McDermott is a master at dealing with time. Child of My Heart contains its quiet action within the space of a few weeks of summer, although managing to give us a lot of information about the previous two decades and even some hints about a future never actually reached in the course of the novel. Charming Billy begins and ends with an Irish wake for the just deceased Billy, but spins the reader back half a century, moving from present to past again and again to illumine the events of day. Given how these two novels concentrate on the present and then bring in the past simply as background and explanation, it was quite a surprise to me to discover the linear nature of her recent novel, and her skill in taking us through a much longer period, from the fifties to almost the present in a nearly chronological fashion. In my view, novels work best when they don’t try to cover too much time, and generally writers don’t do well when they attempt to cover a lifetime. This book is the exception; we learn of the entire married lives of the two main characters, Mary and John Keane, as well as the births and maturation of their four children, but the pace seems leisurely, the story told in outline by concentrating on just a few events, and somehow inviting the reader to fill in the spaces, the months and years not described.
Instead of focusing on the lives of the rich and famous or on the adventures of exceptional men and women, McDermott focuses on ordinary people living (on the face of it) quite ordinary lives. What she shows us is just how wonderful and in some sense extraordinary such lives are. The man in the apartment next door whom we may only know as player of the piano lives a rich if to us hidden life, and his story, if only we knew it, is filled with significance, with pain and suffering and joy.
I want to concentrate on just a couple of the themes/questions McDermott raises in this little volume as a way to hopefully arouse your interest and to get you to pick up this book. First, McDermott takes up the question of why it is important to be kind to, even to love, quite unlovable people; second, in quite lovely and sympathetic ways she attempts to explore the emotional distance that seems to exist between men and women, even between men and their loved wives/partners or between fathers and their loved daughters. And although I won’t cite any passages, I (as a quite adamantly non-religious person) find McDermott’s sympathetic exploration of the effects of religion, specifically Catholicism, on the lives of her characters and the community in which they live to be enlightening; she arouses in me a sympathy for religion that I don’t often feel.

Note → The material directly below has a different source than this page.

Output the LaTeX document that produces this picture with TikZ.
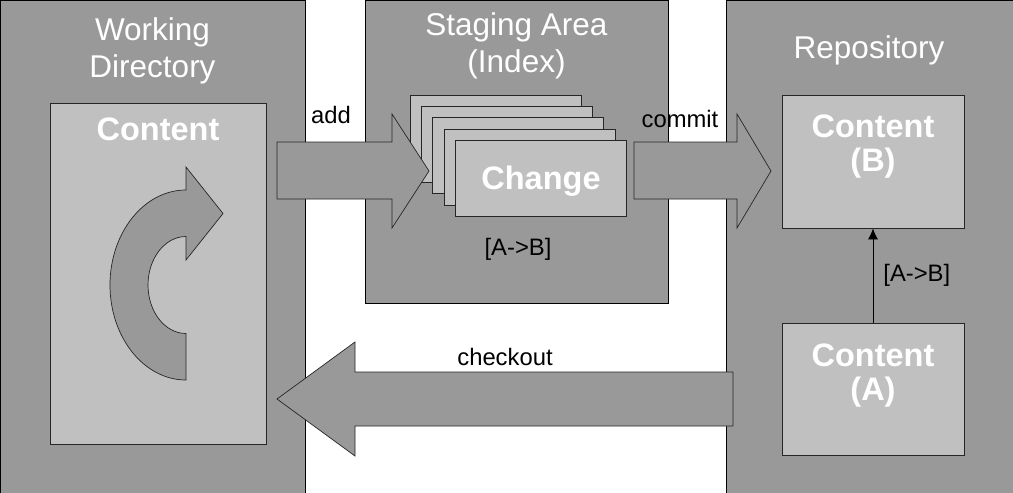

We meet the main character in the novel, Mary, on the very day that she is to meet for the first time her future husband, John. Predating that meeting and eventual marriage, Mary’s best friend is her workmate Pauline. Pauline is plain; she lives alone and does not even try to hide her loneliness, her depression, her pervasive pessimism, or her negative judgments about others. As Mary deals with Pauline, not quite wanting to, but feeling that she has no choice, she recalls again and again the counsel of a nun who taught her in the Catholic school she went to. “Feed my lambs, Jesus said. What was the cost of a little kindness toward someone who found her pleasure in being unkind? What was the good, as Sister Clare at school used to say, in loving only the loveable?” Neither John nor Mary’s children can quite understand Mary’s loyalty to Pauline, and Mary wonders sometimes herself why it is she who must care for this lonely, often bitter and uncared for woman. But just as the reader is led slowly to understand the deep love and loyalty that exists between John and Mary, despite his silences and frequent emotional opacity, so too the reader comes to see eventually the bond between these two women. At one point, after Pauline has been called to the home of John and Mary to care for the older children while the frightening and premature birth of the fourth and last child is occurring, she leaves abruptly when Mary and the new baby come home. She tears herself away from the commotion of the happy family in order to give them time to themselves, without having to entertain strangers. She returns to her apartment
… and faced the most terrible hours of any week, made worse now by the days she had spent in the busy household: the hours after sunset on a Sunday night, all her own usefulness temporarily extinguished, and the terror that good clothes, perfect stitches, the pursuit of just the right buttons usually kept at bay edging closer to the surface of things—the yellow light on the polished table, the black night through the slatted blinds, someone laughing at her out in the street. In another few years this terror would catch her by the throat, but tonight she would have another Manhatten with Ed Sullivan. Rinse out her clothes and brush down tomorrow’s suit and iron a blouse. Put on her nightgown and get into bed. There were worse things than this tinny loneliness, these last hours of a Sunday evening.
…she glimpsed her husband’s face through half-closed eyes and saw what was quickly becoming a familiar look: a kind of determined concentration, a grimace to the lips, and a far-off gaze to his eyes that marked a consummation that she was beginning to suspect turned him in on himself far more than it would every turn him out towards her. She imagined it was akin to the look the piano player upstairs wore as he worked the keys, that kind of crazy-eyed focus on the task that could obliterate all distractions, even the very instrument under his hands. Does he even hear the music, she thought, arching toward him as he labored above her. Does he even see my face?